NEW YORK - According to Arab Bank, the world's primary defense against terrorist financing is computer software. As Arab Bank lawyer Shand Stephens of DLA Piper told a Brooklyn federal jury Thursday morning, banks run programs that instantaneously monitor transactions to make sure money transfers don't involve people and organizations on international terrorist lists.

"It is the government who decides who should be designated as a criminal and put on the lists," Stephens said during opening statements in the much anticipated trial of civil terror financing claims against the Jordan-based bank. "That is the way banking works."

Except when it doesn't. Stephens told jurors about four Arab Bank transactions that put money in the hands of officially designated terrorists during the time of the second Palestinian Intifada against Israel from 2000 to 2004.

In two of those transactions - one of them a $60,000 transfer to an Arab Bank account held by the founder of Hamas - Arab Bank's compliance software failed to detect variations in the spelling of the names of U.S.-designated terrorists. The other two transactions, both transfers to an ostensible charity deemed to be a front for Hamas, were "by mistake," Stephens said.

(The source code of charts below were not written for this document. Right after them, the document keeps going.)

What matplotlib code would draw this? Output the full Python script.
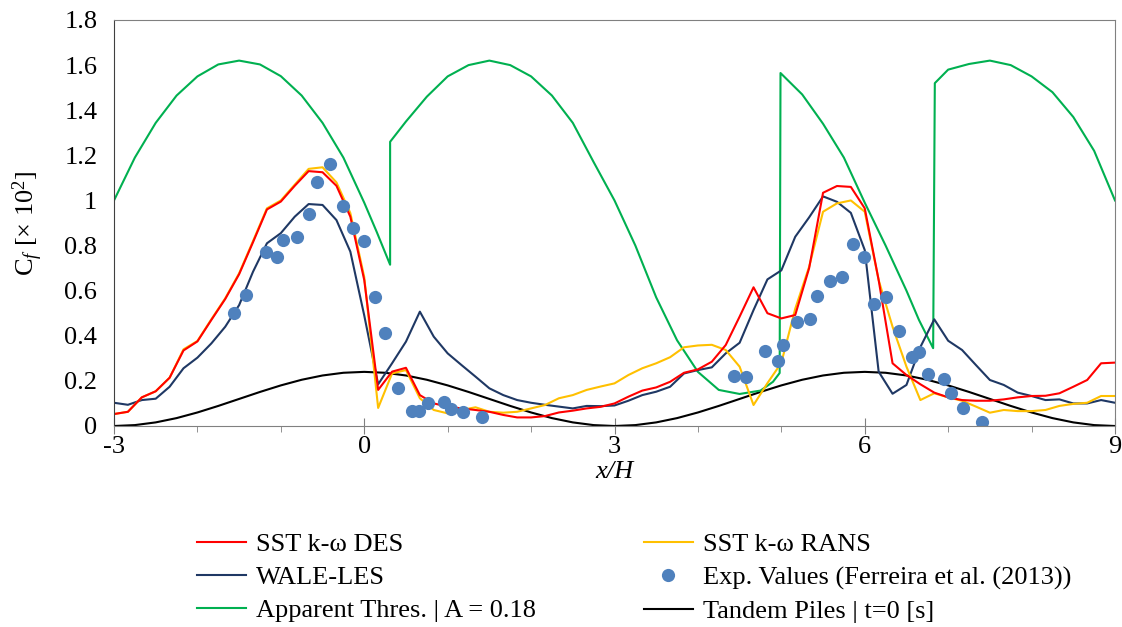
import numpy as np
import matplotlib.pyplot as plt
from matplotlib.lines import Line2D
from matplotlib.ticker import MultipleLocator

plt.rcParams['font.family'] = ['Liberation Serif', 'DejaVu Serif']
plt.rcParams['mathtext.fontset'] = 'custom'
plt.rcParams['mathtext.rm'] = 'Liberation Serif'
plt.rcParams['mathtext.it'] = 'Liberation Serif:italic'
plt.rcParams['axes.unicode_minus'] = False

# bed shear stations, every H/6 from x/H = -3 to 9
x_h = np.linspace(-3, 9, 73)

des = [0.053, 0.063, 0.127, 0.154, 0.214, 0.335, 0.375, 0.470, 0.563, 0.673,
       0.815, 0.960, 0.995, 1.065, 1.130, 1.125, 1.065, 0.928, 0.647, 0.160,
       0.241, 0.258, 0.137, 0.100, 0.086, 0.078, 0.071, 0.063, 0.049, 0.038,
       0.038, 0.044, 0.060, 0.068, 0.078, 0.085, 0.100, 0.130, 0.157, 0.171,
       0.196, 0.236, 0.251, 0.285, 0.359, 0.485, 0.615, 0.500, 0.477, 0.492,
       0.700, 1.034, 1.064, 1.060, 0.965, 0.647, 0.278, 0.226, 0.185, 0.148,
       0.127, 0.115, 0.112, 0.112, 0.118, 0.127, 0.133, 0.134, 0.145, 0.174,
       0.204, 0.278, 0.281]

rans = [0.053, 0.063, 0.127, 0.154, 0.214, 0.340, 0.377, 0.473, 0.566, 0.677,
        0.820, 0.965, 1.000, 1.070, 1.140, 1.147, 1.080, 0.944, 0.660, 0.080,
        0.233, 0.248, 0.123, 0.071, 0.056, 0.071, 0.083, 0.063, 0.059, 0.063,
        0.078, 0.093, 0.123, 0.137, 0.160, 0.175, 0.189, 0.226, 0.256, 0.278,
        0.305, 0.349, 0.357, 0.360, 0.337, 0.263, 0.093, 0.190, 0.280, 0.520,
        0.706, 0.950, 0.987, 1.000, 0.950, 0.647, 0.440, 0.263, 0.115, 0.145,
        0.127, 0.112, 0.086, 0.059, 0.071, 0.066, 0.066, 0.071, 0.089, 0.098,
        0.103, 0.133, 0.133]

les = [0.103, 0.094, 0.115, 0.121, 0.174, 0.256, 0.303, 0.366, 0.440, 0.536,
       0.684, 0.810, 0.855, 0.928, 0.984, 0.980, 0.913, 0.773, 0.490, 0.185,
       0.278, 0.374, 0.507, 0.396, 0.322, 0.270, 0.219, 0.167, 0.137, 0.115,
       0.103, 0.094, 0.086, 0.078, 0.089, 0.088, 0.091, 0.112, 0.137, 0.152,
       0.174, 0.233, 0.248, 0.260, 0.322, 0.369, 0.514, 0.650, 0.690, 0.839,
       0.925, 1.018, 0.994, 0.945, 0.780, 0.241, 0.143, 0.182, 0.350, 0.473,
       0.378, 0.337, 0.270, 0.204, 0.182, 0.148, 0.133, 0.115, 0.118, 0.100,
       0.100, 0.115, 0.103]

exp_x = [-1.56, -1.42, -1.18, -1.04, -0.97, -0.81, -0.66, -0.57, -0.41, -0.25,
         -0.13, 0.00, 0.13, 0.25, 0.41, 0.57, 0.66, 0.77, 0.96, 1.04, 1.18, 1.41,
         4.43, 4.58, 4.80, 4.96, 5.02, 5.19, 5.34, 5.43, 5.58, 5.73, 5.86, 5.99,
         6.11, 6.25, 6.41, 6.57, 6.65, 6.76, 6.95, 7.03, 7.18, 7.40]
exp_cf = [0.502, 0.582, 0.773, 0.750, 0.823, 0.836, 0.941, 1.080, 1.160, 0.974,
          0.878, 0.819, 0.573, 0.411, 0.167, 0.066, 0.066, 0.100, 0.108, 0.074,
          0.063, 0.041,
          0.223, 0.219, 0.334, 0.290, 0.361, 0.462, 0.473, 0.576, 0.643, 0.659,
          0.805, 0.750, 0.541, 0.573, 0.421, 0.304, 0.326, 0.230, 0.208, 0.145,
          0.078, 0.019]

thres_x = [-3.0, -2.75, -2.5, -2.25, -2.0, -1.75, -1.5, -1.25, -1.0, -0.75,
           -0.5, -0.25, 0.0, 0.15, 0.31,
           0.31, 0.5, 0.75, 1.0, 1.25, 1.5, 1.75, 2.0, 2.25, 2.5, 2.75, 3.0,
           3.25, 3.5, 3.75, 4.0, 4.25, 4.5, 4.75, 4.9, 4.98,
           4.99, 5.25, 5.5, 5.75, 6.0, 6.25, 6.5, 6.65, 6.82,
           6.84, 7.0, 7.25, 7.5, 7.75, 8.0, 8.25, 8.5, 8.75, 9.0]
thres_cf = [1.00, 1.19, 1.344, 1.465, 1.55, 1.603, 1.62, 1.603, 1.551, 1.465,
            1.344, 1.19, 0.99, 0.86, 0.715,
            1.26, 1.35, 1.46, 1.55, 1.60, 1.62, 1.60, 1.55, 1.465, 1.344, 1.17,
            1.00, 0.80, 0.57, 0.38, 0.24, 0.16, 0.142, 0.157, 0.196, 0.235,
            1.565, 1.47, 1.34, 1.19, 0.99, 0.80, 0.60, 0.47, 0.345,
            1.52, 1.58, 1.605, 1.62, 1.60, 1.55, 1.48, 1.37, 1.22, 1.00]

pile_x = np.arange(-3, 9.001, 0.25)
pile_cf = [0.000, 0.004, 0.016, 0.035, 0.060, 0.089, 0.120, 0.151, 0.180,
           0.205, 0.224, 0.236, 0.240, 0.236, 0.224, 0.205, 0.180, 0.151,
           0.120, 0.089, 0.060, 0.035, 0.016, 0.004, 0.000, 0.004, 0.016,
           0.035, 0.060, 0.089, 0.120, 0.151, 0.180, 0.205, 0.224, 0.236,
           0.240, 0.236, 0.224, 0.205, 0.180, 0.151, 0.120, 0.089, 0.060,
           0.035, 0.016, 0.004, 0.000]

c_des = '#ff0000'
c_rans = '#ffc000'
c_les = '#1f3864'
c_exp = '#4f81bd'
c_thr = '#00b050'
c_pile = '#000000'
lw = 1.5
fs = 19

fig = plt.figure(figsize=(11.22, 6.27), dpi=100)
ax = fig.add_axes([114 / 1122, 1 - 426 / 627, 1001 / 1122, 406 / 627])

ax.plot(pile_x, pile_cf, color=c_pile, lw=lw)
ax.plot(thres_x, thres_cf, color=c_thr, lw=lw)
ax.plot(x_h, les, color=c_les, lw=lw)
ax.plot(x_h, rans, color=c_rans, lw=lw)
ax.plot(x_h, des, color=c_des, lw=lw)
ax.plot(exp_x, exp_cf, 'o', color=c_exp, ms=9.5, mew=0)

ax.set_xlim(-3, 9)
ax.set_ylim(0, 1.8)
ax.set_xticks([-3, 0, 3, 6, 9])
ax.xaxis.set_minor_locator(MultipleLocator(1))
ax.set_yticks(np.arange(0, 1.81, 0.2))
ax.set_yticklabels(['0', '0.2', '0.4', '0.6', '0.8', '1', '1.2', '1.4', '1.6', '1.8'])
ax.tick_params(axis='x', which='major', direction='inout', length=11,
               color='#808080', labelsize=fs, pad=2)
ax.tick_params(axis='x', which='minor', direction='out', length=4.5,
               color='#808080')
ax.tick_params(axis='y', length=0, labelsize=fs, pad=12)
for side in ['top', 'right', 'bottom']:
    ax.spines[side].set_color('#808080')
ax.spines['left'].set_color('#404040')

ax.set_xlabel('x/H', style='italic', fontsize=fs, labelpad=2)
fig.text(28 / 1122, 1 - 223 / 627, r'C$_f$ [× 10$^2$]', rotation=90,
         ha='center', va='center', fontsize=fs)

col1 = [Line2D([], [], color=c_des, lw=lw),
        Line2D([], [], color=c_les, lw=lw),
        Line2D([], [], color=c_thr, lw=lw)]
col2 = [Line2D([], [], color=c_rans, lw=lw),
        Line2D([], [], ls='none', marker='o', color=c_exp, ms=9.5, mew=0),
        Line2D([], [], color=c_pile, lw=lw)]
leg_kw = dict(loc='upper left', frameon=False, fontsize=fs, borderpad=0,
              borderaxespad=0, handlelength=1.85, handletextpad=0.4,
              labelspacing=0.36)
fig.legend(col1, ['SST k-ω DES', 'WALE-LES', 'Apparent Thres. | A = 0.18'],
           bbox_to_anchor=(197 / 1122, 1 - 533 / 627), **leg_kw)
fig.legend(col2, ['SST k-ω RANS', 'Exp. Values (Ferreira et al. (2013))',
                  'Tandem Piles | t=0 [s]'],
           bbox_to_anchor=(644 / 1122, 1 - 533 / 627), **leg_kw)

fig.savefig('out.png', dpi=100)
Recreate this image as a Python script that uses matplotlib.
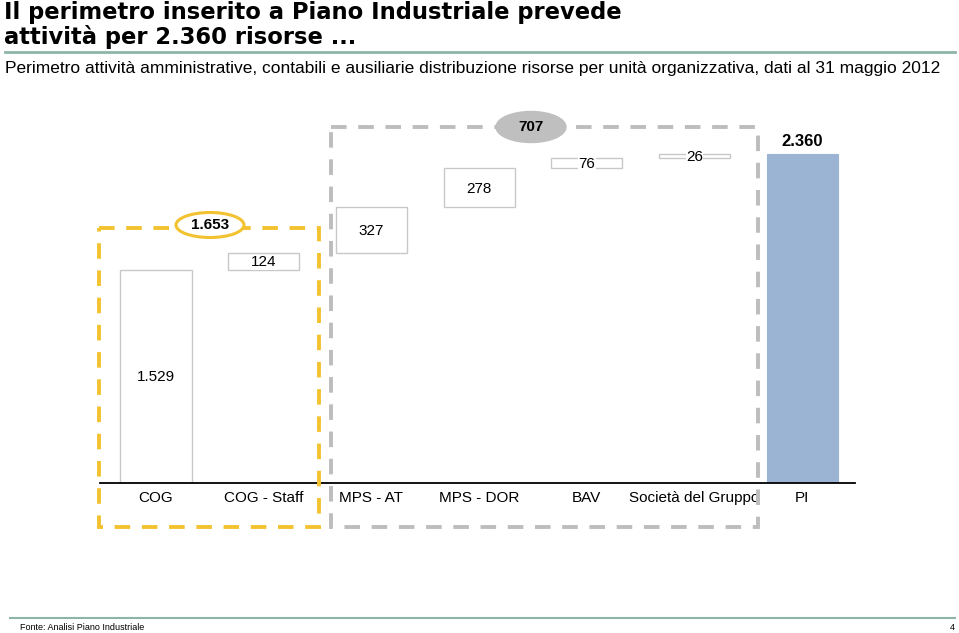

He told jurors that these were only four transactions out of the millions Arab Bank processed during the four years at issue in the case. He also said that screening software is better now than it used to be. But there's still something unsettling about Arab Bank's depiction of how the international financial system fulfills its obligation to choke off funding for terror operations.

The U.S. Treasury's Office of Foreign Assets Control has 10,000 names on its terrorist list, which runs to 545 pages, according to Stephens. And apparently, a tiny variation in the spelling of any of those names can result in the transfer of tens of thousands of dollars to a militant as notorious as the founder of Hamas.

You can see why lawyers for the Americans suing Arab Bank - almost 300 plaintiffs who were injured or have family members who were killed in Hamas bombings during the Second Intifada - argue that Arab Bank is an exception, not the rule.

"They weren't doing routine banking," said Mark Werbner of Sayles Werbner, the second of three victims' lawyers to deliver arguments Thursday morning. "It was a choice."

Werbner told jurors about newspaper ads that ran in the Palestinian territories, advising the families of "martyrs" killed in the Intifada to come to their local Arab Bank branch to collect a $5,300 payment pledged by the Saudi Committee for the Support of the Intifada al Quds. He also said the evidence would show that Arab Bank required its employees to donate part of their salaries to the Intifada and blamed Israel's "occupying force" for suffering in the Palestinian territories in its 2003 annual report.